7月1日の海開きにオープン予定だった「相席居酒屋形式」の海の家の営業を、鎌倉市が「風紀が乱れる」ことを理由に取り止めるよう運営会社に申し出る事態が発生した。
ネットでは「判断が拙速だ」「取り止めは厳しすぎる」と意見が割れる中、神奈川県の黒岩祐治知事が7月4日の定例会見で、鎌倉市の考えに違和感を示す一幕があった。
SNSで出店を知った市民から「風紀が乱れる」との反対意見があったと鎌倉市
鎌倉市が営業取り止めを申し出た相席海の家は、初めて会う人と食事の場を共にし、友人や恋人作りのきっかけを提供する「相席形態居酒屋」を運営する都内の企業が出展予定だった。全国に70店舗を展開しているが、海の家の出店は今回が初めてだった。
市は6月30日にサイト上で「家族が安心して楽しめる海水浴場を目指しているが、鎌倉の海水浴場の雰囲気に相応しくないと思われる海の家が建設されている」という旨の見解を発表。相席海の家について「営業形態の変更を申し出たが出店事業者はこれに応じていない」と述べていた。
一方、運営企業サイト上には、本件について触れる記述は一切見当たらない。
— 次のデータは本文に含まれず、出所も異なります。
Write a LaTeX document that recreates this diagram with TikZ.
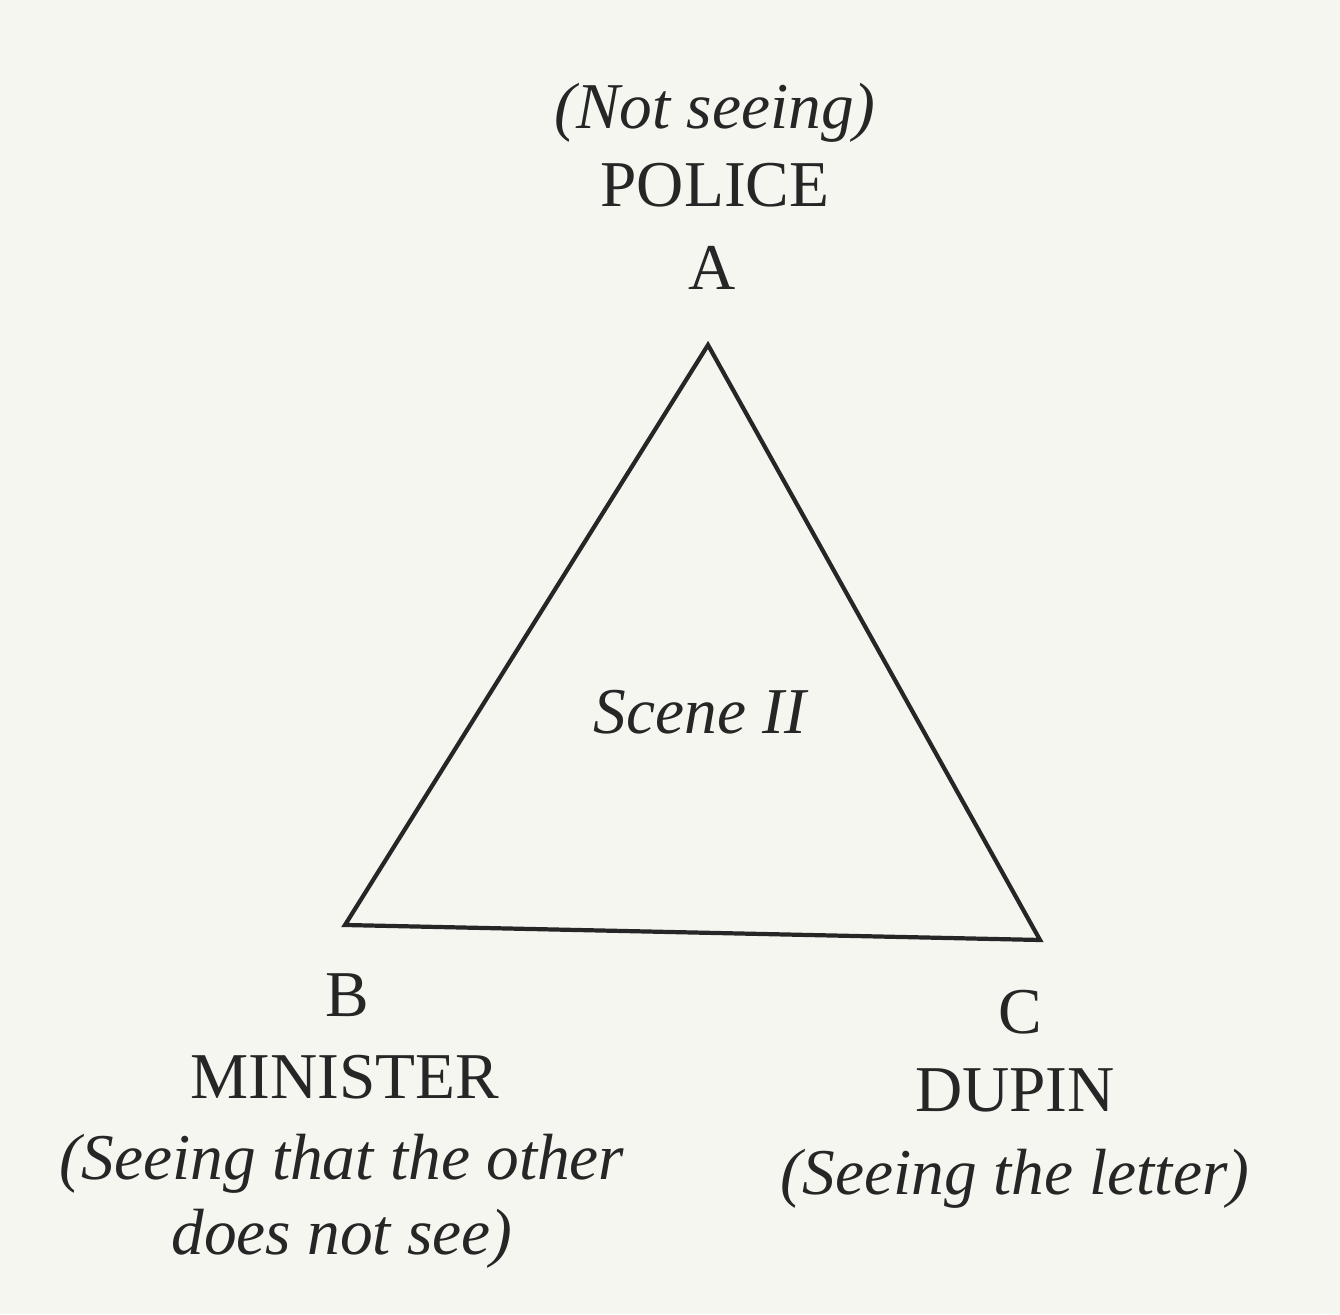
\documentclass[tikz,border=0pt]{standalone}
\usepackage{fontspec}
\setmainfont{Liberation Serif}
\usepackage{xcolor}
\usetikzlibrary{positioning}
\definecolor{paper}{RGB}{246,246,241}
\definecolor{ink}{RGB}{38,38,38}
\tikzset{
  label/.style={text=ink, font=\fontsize{18.6}{22}\selectfont, inner sep=0pt},
  remark/.style={text=ink, font=\fontsize{18.6}{21.3}\selectfont\itshape, inner sep=0pt, align=center},
  side/.style={draw=ink, line width=1.2pt, line join=miter}
}
\begin{document}
\begin{tikzpicture}
% page and background
\fill[paper] (0,0) rectangle (13.40,13.14);
\useasboundingbox (0,0) rectangle (13.40,13.14);

% vertices of the triangle
\coordinate (A) at (7.08,9.69);
\coordinate (B) at (3.45,3.89);
\coordinate (C) at (10.40,3.74);
\draw[side] (A) -- (B) -- (C) -- cycle;

% vertex A
\node[label] (a) at (7.12,10.46) {A};
\node[label] (police) at (7.15,11.29) {POLICE};
\node[remark] (notseeing) at (7.15,12.01) {(Not seeing)};

% centre
\node[remark] (scene) at (7.00,6.02) {Scene II};

% vertex B
\node[label] (b) at (3.47,3.19) {B};
\node[label] (minister) at (3.45,2.37) {MINISTER};
\node[remark] (bseeing) at (3.42,1.13) {(Seeing that the other\\does not see)};

% vertex C
\node[label] (c) at (10.20,3.02) {C};
\node[label] (dupin) at (10.15,2.24) {DUPIN};
\node[remark] (cseeing) at (10.15,1.35) {(Seeing the letter)};
\end{tikzpicture}
\end{document}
キャリコネニュースは同社に取材を申し込んだが、「社内で協議中のため、お話できません」との返答だった。
鎌倉市市民活動部観光商工課の担当者は、「営業の取り止めではなく、業態の変更を要望した」と強調する。鎌倉市は、「他人を思いやり、お互いに快適に楽しめる海水浴場」を目指しているが、今回の相席海の家の出店は、それにそぐわないと判断したようだ。
SNSなどで相席海の家の営業を知った市民からも「風紀が乱れる」という反対意見が多く寄せられていたという。担当者によると「5日現在、運営企業とは協議中です」とのことだ。
県知事の発言を受け、鎌倉市担当者は「明言避けたい」
神奈川県の黒岩祐治知事は4日に行った定例会見で、この騒動に言及。鎌倉市の判断については「現場に基づいて適切に判断していると思っている」と、静観する姿勢を示すも、市が懸念する「風紀の乱れ」については、「報道で見ていること以外は知らない」と前置きしつつ、
「知らない男女が向き合って座って飲食するだけで風紀が乱れるというのは、今の時代にふさわしくない表現ではないか」
と疑問を呈する場面もあった。県でも婚活イベントを開き出会いの場を設けているだけに、同市の捉え方に違和感を抱いているようだ。
鎌倉市は知事の発言をどう受け止めているのか。キャリコネニュースが担当者に聞くと、「明言は避けたい」と答えるにとどまっている。
県では、海の家の定義のほか、ステージなどを設け客にダンスさせるなどの「ビーチのクラブ化」の禁止などが書かれたガイドラインを設けているが、「今のところ見直す必要があるという声は挙がっていない」としている。